**Data**.
|---|

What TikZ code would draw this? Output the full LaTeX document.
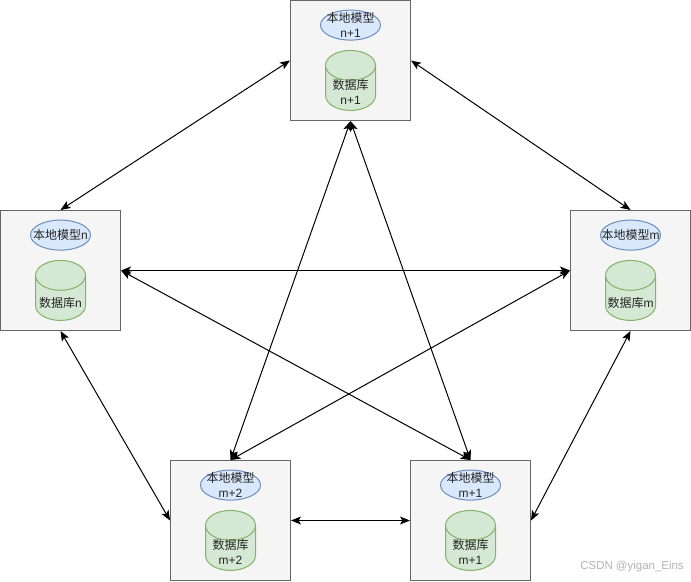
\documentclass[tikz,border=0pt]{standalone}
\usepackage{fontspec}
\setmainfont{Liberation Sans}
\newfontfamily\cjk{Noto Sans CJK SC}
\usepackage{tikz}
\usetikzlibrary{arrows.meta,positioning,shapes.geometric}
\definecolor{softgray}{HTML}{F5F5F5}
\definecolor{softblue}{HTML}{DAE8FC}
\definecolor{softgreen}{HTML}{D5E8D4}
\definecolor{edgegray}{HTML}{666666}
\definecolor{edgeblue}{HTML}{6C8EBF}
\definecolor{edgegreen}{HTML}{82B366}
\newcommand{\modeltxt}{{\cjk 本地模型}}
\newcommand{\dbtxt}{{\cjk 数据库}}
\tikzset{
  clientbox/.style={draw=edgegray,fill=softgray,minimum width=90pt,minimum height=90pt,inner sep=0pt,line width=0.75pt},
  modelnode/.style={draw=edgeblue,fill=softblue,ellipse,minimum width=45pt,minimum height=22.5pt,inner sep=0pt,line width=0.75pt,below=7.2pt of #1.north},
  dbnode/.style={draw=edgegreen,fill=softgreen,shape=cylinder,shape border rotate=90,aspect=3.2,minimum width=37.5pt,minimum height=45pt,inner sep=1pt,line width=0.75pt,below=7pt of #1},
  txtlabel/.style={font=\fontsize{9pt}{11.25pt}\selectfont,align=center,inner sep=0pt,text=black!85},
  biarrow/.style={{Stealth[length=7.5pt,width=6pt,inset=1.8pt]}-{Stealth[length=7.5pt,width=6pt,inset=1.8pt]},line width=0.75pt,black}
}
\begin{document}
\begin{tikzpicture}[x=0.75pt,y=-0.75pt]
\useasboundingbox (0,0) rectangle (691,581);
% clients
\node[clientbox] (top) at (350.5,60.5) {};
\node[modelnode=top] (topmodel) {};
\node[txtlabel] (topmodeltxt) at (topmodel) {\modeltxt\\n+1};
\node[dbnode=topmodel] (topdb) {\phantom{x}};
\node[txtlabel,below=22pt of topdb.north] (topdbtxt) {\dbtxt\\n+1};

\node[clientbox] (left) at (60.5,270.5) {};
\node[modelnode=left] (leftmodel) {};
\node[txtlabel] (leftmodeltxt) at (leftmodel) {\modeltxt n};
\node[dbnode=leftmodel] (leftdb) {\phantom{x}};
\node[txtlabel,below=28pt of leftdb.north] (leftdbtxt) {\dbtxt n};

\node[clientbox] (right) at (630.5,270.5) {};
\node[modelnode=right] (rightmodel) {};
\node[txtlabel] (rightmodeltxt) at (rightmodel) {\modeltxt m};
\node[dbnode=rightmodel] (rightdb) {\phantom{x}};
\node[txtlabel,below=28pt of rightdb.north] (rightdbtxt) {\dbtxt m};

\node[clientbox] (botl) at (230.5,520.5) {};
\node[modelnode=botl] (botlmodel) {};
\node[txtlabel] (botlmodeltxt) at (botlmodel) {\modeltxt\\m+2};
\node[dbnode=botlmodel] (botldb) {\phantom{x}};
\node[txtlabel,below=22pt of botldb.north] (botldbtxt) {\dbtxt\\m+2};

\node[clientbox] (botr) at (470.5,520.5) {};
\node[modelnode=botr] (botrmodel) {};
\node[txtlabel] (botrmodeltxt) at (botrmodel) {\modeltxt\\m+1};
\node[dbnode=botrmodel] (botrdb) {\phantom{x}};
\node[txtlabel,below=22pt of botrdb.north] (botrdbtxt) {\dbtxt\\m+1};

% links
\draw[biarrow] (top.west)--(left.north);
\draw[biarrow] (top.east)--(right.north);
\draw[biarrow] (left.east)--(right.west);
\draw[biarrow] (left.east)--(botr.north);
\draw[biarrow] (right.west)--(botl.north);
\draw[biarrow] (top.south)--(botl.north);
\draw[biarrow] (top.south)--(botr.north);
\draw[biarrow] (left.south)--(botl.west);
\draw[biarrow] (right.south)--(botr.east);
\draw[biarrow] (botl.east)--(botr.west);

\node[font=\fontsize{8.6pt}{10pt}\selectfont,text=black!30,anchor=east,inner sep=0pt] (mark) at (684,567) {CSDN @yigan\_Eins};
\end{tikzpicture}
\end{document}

|---|

**Request**.
Output all of the data exactly as it stands, minus any images.

**Response to the exercise**.
What TikZ code would draw this? Output the full LaTeX document.
\documentclass[tikz,border=0pt]{standalone}
\usepackage{fontspec}
\setmainfont{Liberation Sans}
\newfontfamily\cjk{Noto Sans CJK SC}
\usepackage{tikz}
\usetikzlibrary{arrows.meta,positioning,shapes.geometric}
\definecolor{softgray}{HTML}{F5F5F5}
\definecolor{softblue}{HTML}{DAE8FC}
\definecolor{softgreen}{HTML}{D5E8D4}
\definecolor{edgegray}{HTML}{666666}
\definecolor{edgeblue}{HTML}{6C8EBF}
\definecolor{edgegreen}{HTML}{82B366}
\newcommand{\modeltxt}{{\cjk 本地模型}}
\newcommand{\dbtxt}{{\cjk 数据库}}
\tikzset{
  clientbox/.style={draw=edgegray,fill=softgray,minimum width=90pt,minimum height=90pt,inner sep=0pt,line width=0.75pt},
  modelnode/.style={draw=edgeblue,fill=softblue,ellipse,minimum width=45pt,minimum height=22.5pt,inner sep=0pt,line width=0.75pt,below=7.2pt of #1.north},
  dbnode/.style={draw=edgegreen,fill=softgreen,shape=cylinder,shape border rotate=90,aspect=3.2,minimum width=37.5pt,minimum height=45pt,inner sep=1pt,line width=0.75pt,below=7pt of #1},
  txtlabel/.style={font=\fontsize{9pt}{11.25pt}\selectfont,align=center,inner sep=0pt,text=black!85},
  biarrow/.style={{Stealth[length=7.5pt,width=6pt,inset=1.8pt]}-{Stealth[length=7.5pt,width=6pt,inset=1.8pt]},line width=0.75pt,black}
}
\begin{document}
\begin{tikzpicture}[x=0.75pt,y=-0.75pt]
\useasboundingbox (0,0) rectangle (691,581);
% clients
\node[clientbox] (top) at (350.5,60.5) {};
\node[modelnode=top] (topmodel) {};
\node[txtlabel] (topmodeltxt) at (topmodel) {\modeltxt\\n+1};
\node[dbnode=topmodel] (topdb) {\phantom{x}};
\node[txtlabel,below=22pt of topdb.north] (topdbtxt) {\dbtxt\\n+1};

\node[clientbox] (left) at (60.5,270.5) {};
\node[modelnode=left] (leftmodel) {};
\node[txtlabel] (leftmodeltxt) at (leftmodel) {\modeltxt n};
\node[dbnode=leftmodel] (leftdb) {\phantom{x}};
\node[txtlabel,below=28pt of leftdb.north] (leftdbtxt) {\dbtxt n};

\node[clientbox] (right) at (630.5,270.5) {};
\node[modelnode=right] (rightmodel) {};
\node[txtlabel] (rightmodeltxt) at (rightmodel) {\modeltxt m};
\node[dbnode=rightmodel] (rightdb) {\phantom{x}};
\node[txtlabel,below=28pt of rightdb.north] (rightdbtxt) {\dbtxt m};

\node[clientbox] (botl) at (230.5,520.5) {};
\node[modelnode=botl] (botlmodel) {};
\node[txtlabel] (botlmodeltxt) at (botlmodel) {\modeltxt\\m+2};
\node[dbnode=botlmodel] (botldb) {\phantom{x}};
\node[txtlabel,below=22pt of botldb.north] (botldbtxt) {\dbtxt\\m+2};

\node[clientbox] (botr) at (470.5,520.5) {};
\node[modelnode=botr] (botrmodel) {};
\node[txtlabel] (botrmodeltxt) at (botrmodel) {\modeltxt\\m+1};
\node[dbnode=botrmodel] (botrdb) {\phantom{x}};
\node[txtlabel,below=22pt of botrdb.north] (botrdbtxt) {\dbtxt\\m+1};

% links
\draw[biarrow] (top.west)--(left.north);
\draw[biarrow] (top.east)--(right.north);
\draw[biarrow] (left.east)--(right.west);
\draw[biarrow] (left.east)--(botr.north);
\draw[biarrow] (right.west)--(botl.north);
\draw[biarrow] (top.south)--(botl.north);
\draw[biarrow] (top.south)--(botr.north);
\draw[biarrow] (left.south)--(botl.west);
\draw[biarrow] (right.south)--(botr.east);
\draw[biarrow] (botl.east)--(botr.west);

\node[font=\fontsize{8.6pt}{10pt}\selectfont,text=black!30,anchor=east,inner sep=0pt] (mark) at (684,567) {CSDN @yigan\_Eins};
\end{tikzpicture}
\end{document}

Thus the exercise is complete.